We have scanning mass spectrometer, an onboard drill — it can drill down and examine what’s going on the surface, which is really one of the unique capabilities. We can see what’s going on below the surface, we have 360 degree LIDAR as well as 4k video, and all this very good data will be returned to Earth.
What’s been your biggest challenge so far?
There have been many, many challenges from technology, and of course funding challenges are always a challenge with startups, but we’re lucky to be located in really excellent area with Colorado School of Mines and the newly formed testbed at the Center for Space Resources. We really are in the right place at the right time.
Speaking of Colorado — how does the lunar testbed facility there differ from moon?
The lunar testbed is made to be as representative as possible in terms of chemical composition, the soil is called regolith simulant, has accurate chemical composition, grain size, distribution, but of course, there’s the issue of Earth gravity being six times greater than lunar gravity. Thermal conditions as well. A lunar day is approximately 13 Earth days, but once the sun sets on that particular day, it gets extremely cold, which is very hard for robots to deal with.
The best we have is a small testbed, in vacuum, with thermal conditions.
What are tests checking for, exactly?
Based on some of the areas of interest, we set out a set of requirements for what sort of inclines it had to be able to traverse, straight up and down or horizontally across, what kind of obstacles it would have to overcome, and how long it has to be able to drive for in harsh conditions.There are also conditions from launch, so quite the thought and design to be put through that.

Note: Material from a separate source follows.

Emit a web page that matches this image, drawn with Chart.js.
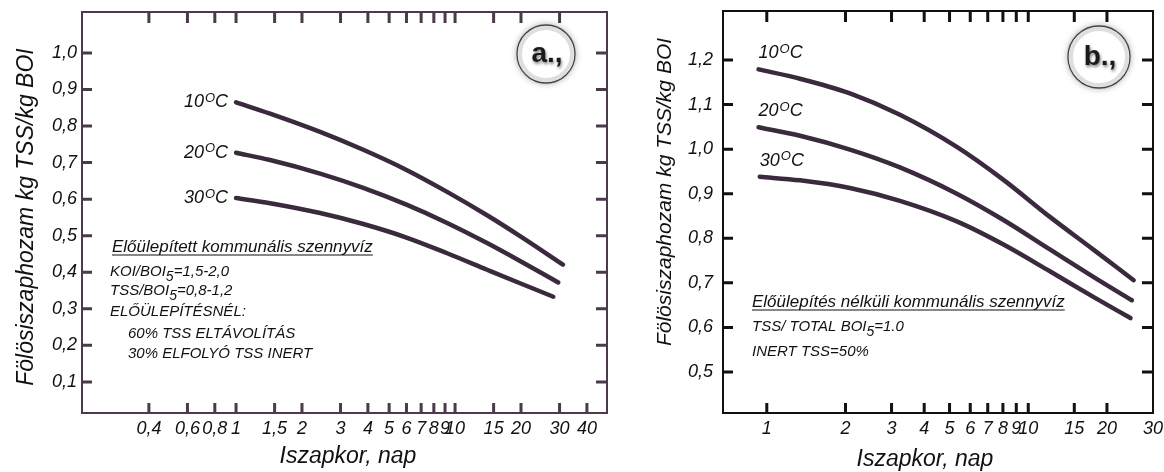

What are you most excited about?
I’m very excited to put our product on the moon and continue to create future generations of them. I’m interested in the ability of not having to bring the payload, it requires a lot of fuel and imposes limitations on what you can bring, since that ability will give mankind many more capabilities.
What are some misconceptions people might have about lunar mining?
I would say there are questions around policy issues, related to extraterrestrial mining. The space treaties are quite complex. Generally speaking, it specifies that any use or profit gain from extraterrestrial resources must be distributed among mankind, which is functionally difficult to do.
Say we mine 1 teaspoon of water. How do you distribute that among mankind? But you can’t have a situation where a country plants their flag and, “Now we own the whole planet.” There’s an ongoing conversation around that to allow and encourage us to explore because that is universally good for everyone. We want to see as many people living and working on the moon as possible in our lifetimes.